From: The genome of Pelobacter carbinolicus reveals surprising metabolic capabilities and physiological features

Figure 10

Metabolism of sugars and 2 , 3 - butanediol production by P . carbinolicus. The phosphotransferase system (right) consists of two enzymes (PtsI, PtsP) that take a phosphate (circled P) from phosphoenolpyruvate, a phosphocarrier protein (PtsH), two signal output proteins (PtsII A), and a tripartite transporter complex (PtsII BCD) that imports and phosphorylates sugars yet to be identified. Glycolysis of a sugar (e.g. glucose-6-phosphate) yields NADH, ATP and two phosphoenolpyruvate molecules, which can either bring in two sugar molecules or yield two ATP or enter a third pathway through phosphonopyruvate (bottom right).

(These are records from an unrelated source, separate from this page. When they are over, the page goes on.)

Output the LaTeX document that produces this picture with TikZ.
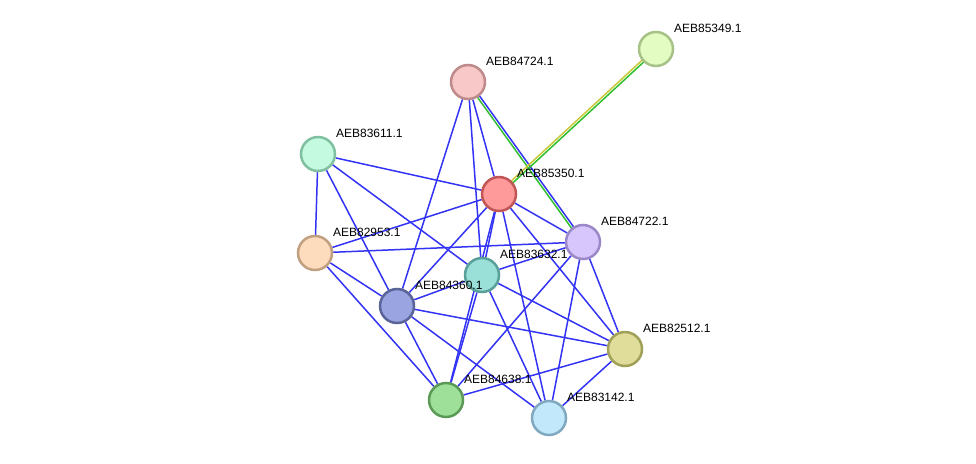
\documentclass[tikz,border=0pt]{standalone}
\usepackage{fontspec}
\setmainfont{Liberation Sans}
\usetikzlibrary{backgrounds}
\definecolor{edgeblue}{HTML}{3333F5}
\definecolor{edgegreen}{HTML}{2FBF2F}
\definecolor{edgeyellow}{HTML}{C8C83A}
\definecolor{limefill}{HTML}{E2FCC2}  \definecolor{limeline}{HTML}{A6C287}
\definecolor{pinkfill}{HTML}{F8C8C8}  \definecolor{pinkline}{HTML}{BF8A8A}
\definecolor{mintfill}{HTML}{C4FADF}  \definecolor{mintline}{HTML}{80C0A0}
\definecolor{redfill}{HTML}{FF9A9A}   \definecolor{redline}{HTML}{C05656}
\definecolor{lilacfill}{HTML}{D7C6FB} \definecolor{lilacline}{HTML}{9A88C8}
\definecolor{peachfill}{HTML}{FDDCBE} \definecolor{peachline}{HTML}{C0A080}
\definecolor{tealfill}{HTML}{9AE0D8}  \definecolor{tealline}{HTML}{5AA09A}
\definecolor{navyfill}{HTML}{9AA4E0}  \definecolor{navyline}{HTML}{5A6498}
\definecolor{olivefill}{HTML}{E0DC9A} \definecolor{oliveline}{HTML}{A0A058}
\definecolor{greenfill}{HTML}{9EE09A} \definecolor{greenline}{HTML}{5A9A56}
\definecolor{skyfill}{HTML}{C2E8FB}   \definecolor{skyline}{HTML}{80A8C0}

\begin{document}
\begin{tikzpicture}[x=1pt,y=-1pt,font=\fontsize{12}{14}\selectfont,
  prot/.style={circle,minimum size=34pt,inner sep=0pt,line width=2.5pt},
  lbl/.style={anchor=west,inner sep=0pt,xshift=5pt,yshift=8pt},
  link/.style={edgeblue,line width=1.5pt}]
\useasboundingbox (0,0) rectangle (976,463);
% proteins
\node[prot,fill=limefill,draw=limeline,label={[lbl]45:AEB85349.1}] (p85349) at (656,49) {};
\node[prot,fill=pinkfill,draw=pinkline,label={[lbl]45:AEB84724.1}] (p84724) at (468,82) {};
\node[prot,fill=mintfill,draw=mintline,label={[lbl]45:AEB83611.1}] (p83611) at (318,154) {};
\node[prot,fill=redfill,draw=redline,label={[lbl]45:AEB85350.1}] (p85350) at (499,194) {};
\node[prot,fill=lilacfill,draw=lilacline,label={[lbl]45:AEB84722.1}] (p84722) at (583,242) {};
\node[prot,fill=peachfill,draw=peachline,label={[lbl]45:AEB82953.1}] (p82953) at (315,253) {};
\node[prot,fill=tealfill,draw=tealline,label={[lbl]45:AEB83632.1}] (p83632) at (482,275) {};
\node[prot,fill=navyfill,draw=navyline,label={[lbl]45:AEB84360.1}] (p84360) at (397,306) {};
\node[prot,fill=olivefill,draw=oliveline,label={[lbl]45:AEB82512.1}] (p82512) at (625,349) {};
\node[prot,fill=greenfill,draw=greenline,label={[lbl]45:AEB84638.1}] (p84638) at (446,400) {};
\node[prot,fill=skyfill,draw=skyline,label={[lbl]45:AEB83142.1}] (p83142) at (549,418) {};
% links
\begin{scope}[on background layer]
\draw[link] (p83611) -- (p85350); \draw[link] (p83611) -- (p82953);
\draw[link] (p83611) -- (p84360); \draw[link] (p83611) -- (p83632);
\draw[link] (p82953) -- (p85350); \draw[link] (p82953) -- (p84722);
\draw[link] (p82953) -- (p84360); \draw[link] (p82953) -- (p84638);
\draw[link] (p84724) -- (p85350); \draw[link] (p84724) -- (p83632);
\draw[link] (p84724) -- (p84360);
\draw[link] (p85350) -- (p84360); \draw[link] (p85350) -- (p83632);
\draw[link] (p85350) -- (p84638); \draw[link] (p85350) -- (p83142);
\draw[link] (p85350) -- (p84722); \draw[link] (p85350) -- (p82512);
\draw[link] (p84722) -- (p84638); \draw[link] (p84722) -- (p83142);
\draw[link] (p84722) -- (p82512); \draw[link] (p84722) -- (p83632);
\draw[link] (p83632) -- (p84360); \draw[link] (p83632) -- (p84638);
\draw[link] (p83632) -- (p83142); \draw[link] (p83632) -- (p82512);
\draw[link] (p84360) -- (p82512); \draw[link] (p84360) -- (p84638);
\draw[link] (p84360) -- (p83142);
\draw[link] (p84638) -- (p82512); \draw[link] (p83142) -- (p82512);
% two-colour links
\draw[link] ([xshift=1pt,yshift=0.7pt]p84724.center) -- ([xshift=1pt,yshift=0.7pt]p84722.center);
\draw[link,edgegreen] ([xshift=-1pt,yshift=-0.7pt]p84724.center) -- ([xshift=-1pt,yshift=-0.7pt]p84722.center);
\draw[link,edgegreen] ([xshift=0.8pt,yshift=-0.9pt]p85349.center) -- ([xshift=0.8pt,yshift=-0.9pt]p85350.center);
\draw[link,edgeyellow] ([xshift=-0.8pt,yshift=0.9pt]p85349.center) -- ([xshift=-0.8pt,yshift=0.9pt]p85350.center);
\end{scope}
\end{tikzpicture}
\end{document}
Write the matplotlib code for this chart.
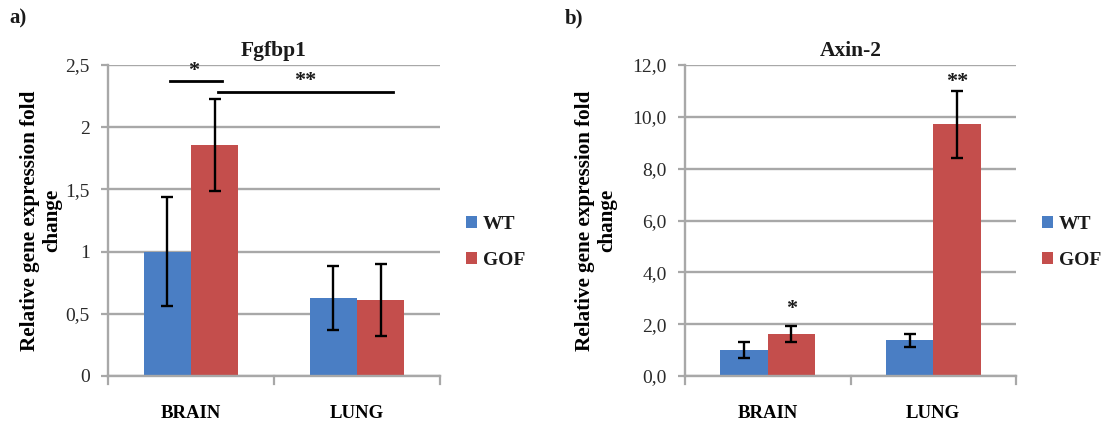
"""Relative gene expression of Fgfbp1 and Axin-2 in brain and lung, WT versus GOF."""

import matplotlib

matplotlib.use("Agg")

import matplotlib.pyplot as plt
import numpy as np

tissues = ["BRAIN", "LUNG"]
genotypes = ["WT", "GOF"]

fgfbp1_wt = [1.00, 0.627]
fgfbp1_wt_err = [0.44, 0.255]
fgfbp1_gof = [1.86, 0.614]
fgfbp1_gof_err = [0.37, 0.29]

axin2_wt = [1.00, 1.38]
axin2_wt_err = [0.30, 0.245]
axin2_gof = [1.62, 9.72]
axin2_gof_err = [0.29, 1.29]

fgfbp1_ticks = [0, 0.5, 1, 1.5, 2, 2.5]
fgfbp1_ticklabels = ["0", "0,5", "1", "1,5", "2", "2,5"]
axin2_ticks = [0, 2, 4, 6, 8, 10, 12]
axin2_ticklabels = ["0,0", "2,0", "4,0", "6,0", "8,0", "10,0", "12,0"]

WT_COLOUR = "#4a7ec4"
GOF_COLOUR = "#c44e4c"
GRID_COLOUR = "#a8a8a8"
TEXT_COLOUR = "#1a1a1a"
FONT = ["Liberation Serif", "DejaVu Serif"]
BAR_WIDTH = 0.286

plt.rcParams["font.family"] = FONT
plt.rcParams["font.weight"] = "bold"
plt.rcParams["text.color"] = TEXT_COLOUR

W, H = 1109, 437
fig = plt.figure(figsize=(W / 100, H / 100), dpi=100)


def px_axes(left, top, right, bottom):
    return fig.add_axes([left / W, 1 - bottom / H, (right - left) / W, (bottom - top) / H])


def draw_panel(ax, wt, wt_err, gof, gof_err, ticks, ticklabels, title, label_x):
    x = np.arange(len(tissues))
    err_style = dict(ecolor="black", elinewidth=1.7, capsize=4.5, capthick=1.7)
    ax.bar(x - BAR_WIDTH / 2, wt, BAR_WIDTH, color=WT_COLOUR, yerr=wt_err,
           error_kw=err_style, zorder=2, label=genotypes[0])
    ax.bar(x + BAR_WIDTH / 2, gof, BAR_WIDTH, color=GOF_COLOUR, yerr=gof_err,
           error_kw=err_style, zorder=2, label=genotypes[1])
    ax.set_xlim(-0.5, len(tissues) - 0.5)
    ax.set_ylim(ticks[0], ticks[-1])
    ax.set_yticks(ticks)
    ax.set_yticklabels(ticklabels, fontweight="normal", fontsize=14, color="#2a2a2a")
    ax.set_xticks(x)
    ax.set_xticklabels(tissues, fontsize=13.5)
    ax.tick_params(axis="x", length=0, pad=21)
    ax.tick_params(axis="y", length=5, width=1.6, color=GRID_COLOUR, pad=8)
    # category boundary ticks on the bottom axis
    for b in np.arange(len(tissues) + 1) - 0.5:
        ax.plot([b, b], [0, -0.025], transform=ax.get_xaxis_transform(),
                color=GRID_COLOUR, lw=1.6, clip_on=False)
    ax.yaxis.grid(True, color=GRID_COLOUR, linewidth=1.7, zorder=0)
    ax.set_axisbelow(True)
    for side in ("top", "right"):
        ax.spines[side].set_visible(False)
    for side in ("left", "bottom"):
        ax.spines[side].set_color(GRID_COLOUR)
        ax.spines[side].set_linewidth(1.7)
    ax.text(0.5, 1 + 14 / 312, title, transform=ax.transAxes, ha="center",
            va="center", fontsize=15.5, fontweight="bold")
    ax.set_ylabel("Relative gene expression fold\nchange", fontsize=15.2,
                  fontweight="bold", linespacing=1.15)
    ax.yaxis.set_label_coords(label_x, 0.5)
    ax.legend(loc="center left", bbox_to_anchor=(1 + 26 / 331, 0.43), frameon=False,
              fontsize=14, handlelength=0.57, handleheight=0.57, handletextpad=0.28,
              labelspacing=0.95, borderpad=0, borderaxespad=0)


ax_a = px_axes(108, 65, 440, 376)
draw_panel(ax_a, fgfbp1_wt, fgfbp1_wt_err, fgfbp1_gof, fgfbp1_gof_err,
           fgfbp1_ticks, fgfbp1_ticklabels, "Fgfbp1", -0.139)
ax_a.plot([-0.127, 0.185], [2.368, 2.368], color="black", lw=2, clip_on=False)
ax_a.plot([0.163, 1.217], [2.28, 2.28], color="black", lw=2, clip_on=False)
ax_a.text(0.018, 2.45, "*", ha="center", va="center", fontsize=16)
ax_a.text(0.687, 2.37, "**", ha="center", va="center", fontsize=16)

ax_b = px_axes(685, 65, 1016, 376)
draw_panel(ax_b, axin2_wt, axin2_wt_err, axin2_gof, axin2_gof_err,
           axin2_ticks, axin2_ticklabels, "Axin-2", -0.205)
ax_b.text(BAR_WIDTH / 2, 2.6, "*", ha="center", va="center", fontsize=16)
ax_b.text(1 + BAR_WIDTH / 2, 11.35, "**", ha="center", va="center", fontsize=16)

fig.text(9 / W, 1 - 18 / H, "a)", fontsize=15, va="center", ha="left")
fig.text(565 / W, 1 - 18 / H, "b)", fontsize=15, va="center", ha="left")

fig.savefig("out.png", dpi=100)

The oxidative pentose-phosphate pathway from glucose-6-phosphate to ribulose-5-phosphate (which is recycled into glycolytic intermediates) yields no ATP, but by making NADPH instead of NADH, it may facilitate production of hydrogen/formate. If pyruvate:ferredoxin/flavodoxin oxidoreductase does not function catabolically in P. carbinolicus (middle), there will be insufficient acetyl-CoA for ethanol production to dispose of NADH from glycolysis, and the only source of doubly reduced ferredoxin (Fd2e) for hydrogen/formate production will be the Rnf complex. Production of acetoin and 2,3-butanediol (left), which P. carbinolicus can degrade to acetyl-CoA later, disposes of half the NADH from glycolysis.